»»
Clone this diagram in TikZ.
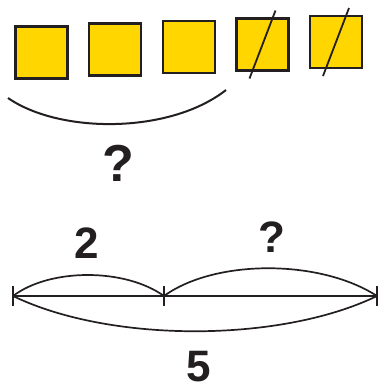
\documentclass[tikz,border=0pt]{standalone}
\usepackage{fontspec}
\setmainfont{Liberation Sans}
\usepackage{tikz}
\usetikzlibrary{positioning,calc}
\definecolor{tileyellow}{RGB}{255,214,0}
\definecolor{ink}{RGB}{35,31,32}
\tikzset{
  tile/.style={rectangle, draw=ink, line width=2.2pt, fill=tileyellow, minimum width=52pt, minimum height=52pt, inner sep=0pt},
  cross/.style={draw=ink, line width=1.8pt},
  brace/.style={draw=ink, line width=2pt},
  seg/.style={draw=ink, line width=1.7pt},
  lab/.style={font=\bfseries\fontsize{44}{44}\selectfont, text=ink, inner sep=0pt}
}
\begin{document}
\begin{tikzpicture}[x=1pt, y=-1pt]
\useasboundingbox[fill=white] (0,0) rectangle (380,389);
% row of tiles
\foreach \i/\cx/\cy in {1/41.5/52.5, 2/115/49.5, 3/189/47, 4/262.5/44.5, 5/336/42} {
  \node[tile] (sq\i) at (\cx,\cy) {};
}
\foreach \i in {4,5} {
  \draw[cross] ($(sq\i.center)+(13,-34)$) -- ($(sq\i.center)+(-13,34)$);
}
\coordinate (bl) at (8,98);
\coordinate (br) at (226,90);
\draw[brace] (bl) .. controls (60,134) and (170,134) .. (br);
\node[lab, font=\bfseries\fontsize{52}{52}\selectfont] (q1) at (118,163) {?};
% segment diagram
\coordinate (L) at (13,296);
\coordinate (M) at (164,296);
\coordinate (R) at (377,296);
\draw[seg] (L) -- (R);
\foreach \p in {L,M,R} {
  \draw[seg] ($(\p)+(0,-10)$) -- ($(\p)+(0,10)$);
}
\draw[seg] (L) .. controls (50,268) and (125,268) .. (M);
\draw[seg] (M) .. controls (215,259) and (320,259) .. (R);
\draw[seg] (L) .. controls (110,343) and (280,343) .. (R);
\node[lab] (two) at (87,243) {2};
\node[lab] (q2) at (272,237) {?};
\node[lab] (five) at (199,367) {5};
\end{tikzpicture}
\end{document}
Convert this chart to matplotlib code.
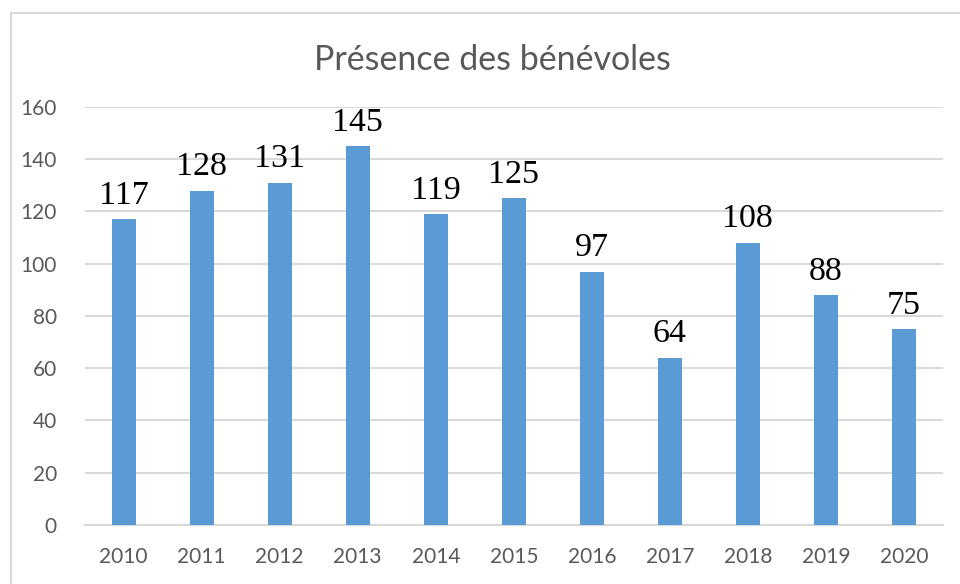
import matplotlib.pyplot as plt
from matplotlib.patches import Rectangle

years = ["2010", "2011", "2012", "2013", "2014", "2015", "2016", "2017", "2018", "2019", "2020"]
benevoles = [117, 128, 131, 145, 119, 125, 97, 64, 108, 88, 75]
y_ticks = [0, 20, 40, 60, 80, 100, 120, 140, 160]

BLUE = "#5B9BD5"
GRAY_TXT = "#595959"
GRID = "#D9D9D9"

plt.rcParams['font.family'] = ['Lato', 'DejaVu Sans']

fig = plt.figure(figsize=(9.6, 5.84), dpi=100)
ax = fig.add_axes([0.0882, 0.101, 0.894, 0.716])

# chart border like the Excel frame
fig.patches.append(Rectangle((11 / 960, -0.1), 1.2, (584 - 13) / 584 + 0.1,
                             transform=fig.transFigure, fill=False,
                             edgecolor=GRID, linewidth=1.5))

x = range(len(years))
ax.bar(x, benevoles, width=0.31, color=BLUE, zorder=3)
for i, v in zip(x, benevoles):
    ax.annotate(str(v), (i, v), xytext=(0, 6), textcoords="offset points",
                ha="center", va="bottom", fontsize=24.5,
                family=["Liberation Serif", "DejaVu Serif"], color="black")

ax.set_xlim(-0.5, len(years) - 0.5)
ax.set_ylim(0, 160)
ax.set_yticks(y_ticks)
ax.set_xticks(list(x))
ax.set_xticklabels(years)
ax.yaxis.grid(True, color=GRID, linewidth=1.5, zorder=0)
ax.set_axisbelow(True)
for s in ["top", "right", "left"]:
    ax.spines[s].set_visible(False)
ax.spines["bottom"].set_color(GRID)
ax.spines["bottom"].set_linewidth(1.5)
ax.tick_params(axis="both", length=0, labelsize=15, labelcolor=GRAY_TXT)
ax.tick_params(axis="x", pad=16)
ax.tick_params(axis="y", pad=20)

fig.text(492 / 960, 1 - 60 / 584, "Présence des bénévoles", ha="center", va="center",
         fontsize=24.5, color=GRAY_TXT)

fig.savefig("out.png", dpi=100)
««
▶ **Problem description**
Without including any picture, repeat the data exactly.

▶ **Answer to this task**
Clone this diagram in TikZ.
\documentclass[tikz,border=0pt]{standalone}
\usepackage{fontspec}
\setmainfont{Liberation Sans}
\usepackage{tikz}
\usetikzlibrary{positioning,calc}
\definecolor{tileyellow}{RGB}{255,214,0}
\definecolor{ink}{RGB}{35,31,32}
\tikzset{
  tile/.style={rectangle, draw=ink, line width=2.2pt, fill=tileyellow, minimum width=52pt, minimum height=52pt, inner sep=0pt},
  cross/.style={draw=ink, line width=1.8pt},
  brace/.style={draw=ink, line width=2pt},
  seg/.style={draw=ink, line width=1.7pt},
  lab/.style={font=\bfseries\fontsize{44}{44}\selectfont, text=ink, inner sep=0pt}
}
\begin{document}
\begin{tikzpicture}[x=1pt, y=-1pt]
\useasboundingbox[fill=white] (0,0) rectangle (380,389);
% row of tiles
\foreach \i/\cx/\cy in {1/41.5/52.5, 2/115/49.5, 3/189/47, 4/262.5/44.5, 5/336/42} {
  \node[tile] (sq\i) at (\cx,\cy) {};
}
\foreach \i in {4,5} {
  \draw[cross] ($(sq\i.center)+(13,-34)$) -- ($(sq\i.center)+(-13,34)$);
}
\coordinate (bl) at (8,98);
\coordinate (br) at (226,90);
\draw[brace] (bl) .. controls (60,134) and (170,134) .. (br);
\node[lab, font=\bfseries\fontsize{52}{52}\selectfont] (q1) at (118,163) {?};
% segment diagram
\coordinate (L) at (13,296);
\coordinate (M) at (164,296);
\coordinate (R) at (377,296);
\draw[seg] (L) -- (R);
\foreach \p in {L,M,R} {
  \draw[seg] ($(\p)+(0,-10)$) -- ($(\p)+(0,10)$);
}
\draw[seg] (L) .. controls (50,268) and (125,268) .. (M);
\draw[seg] (M) .. controls (215,259) and (320,259) .. (R);
\draw[seg] (L) .. controls (110,343) and (280,343) .. (R);
\node[lab] (two) at (87,243) {2};
\node[lab] (q2) at (272,237) {?};
\node[lab] (five) at (199,367) {5};
\end{tikzpicture}
\end{document}
Convert this chart to matplotlib code.
import matplotlib.pyplot as plt
from matplotlib.patches import Rectangle

years = ["2010", "2011", "2012", "2013", "2014", "2015", "2016", "2017", "2018", "2019", "2020"]
benevoles = [117, 128, 131, 145, 119, 125, 97, 64, 108, 88, 75]
y_ticks = [0, 20, 40, 60, 80, 100, 120, 140, 160]

BLUE = "#5B9BD5"
GRAY_TXT = "#595959"
GRID = "#D9D9D9"

plt.rcParams['font.family'] = ['Lato', 'DejaVu Sans']

fig = plt.figure(figsize=(9.6, 5.84), dpi=100)
ax = fig.add_axes([0.0882, 0.101, 0.894, 0.716])

# chart border like the Excel frame
fig.patches.append(Rectangle((11 / 960, -0.1), 1.2, (584 - 13) / 584 + 0.1,
                             transform=fig.transFigure, fill=False,
                             edgecolor=GRID, linewidth=1.5))

x = range(len(years))
ax.bar(x, benevoles, width=0.31, color=BLUE, zorder=3)
for i, v in zip(x, benevoles):
    ax.annotate(str(v), (i, v), xytext=(0, 6), textcoords="offset points",
                ha="center", va="bottom", fontsize=24.5,
                family=["Liberation Serif", "DejaVu Serif"], color="black")

ax.set_xlim(-0.5, len(years) - 0.5)
ax.set_ylim(0, 160)
ax.set_yticks(y_ticks)
ax.set_xticks(list(x))
ax.set_xticklabels(years)
ax.yaxis.grid(True, color=GRID, linewidth=1.5, zorder=0)
ax.set_axisbelow(True)
for s in ["top", "right", "left"]:
    ax.spines[s].set_visible(False)
ax.spines["bottom"].set_color(GRID)
ax.spines["bottom"].set_linewidth(1.5)
ax.tick_params(axis="both", length=0, labelsize=15, labelcolor=GRAY_TXT)
ax.tick_params(axis="x", pad=16)
ax.tick_params(axis="y", pad=20)

fig.text(492 / 960, 1 - 60 / 584, "Présence des bénévoles", ha="center", va="center",
         fontsize=24.5, color=GRAY_TXT)

fig.savefig("out.png", dpi=100)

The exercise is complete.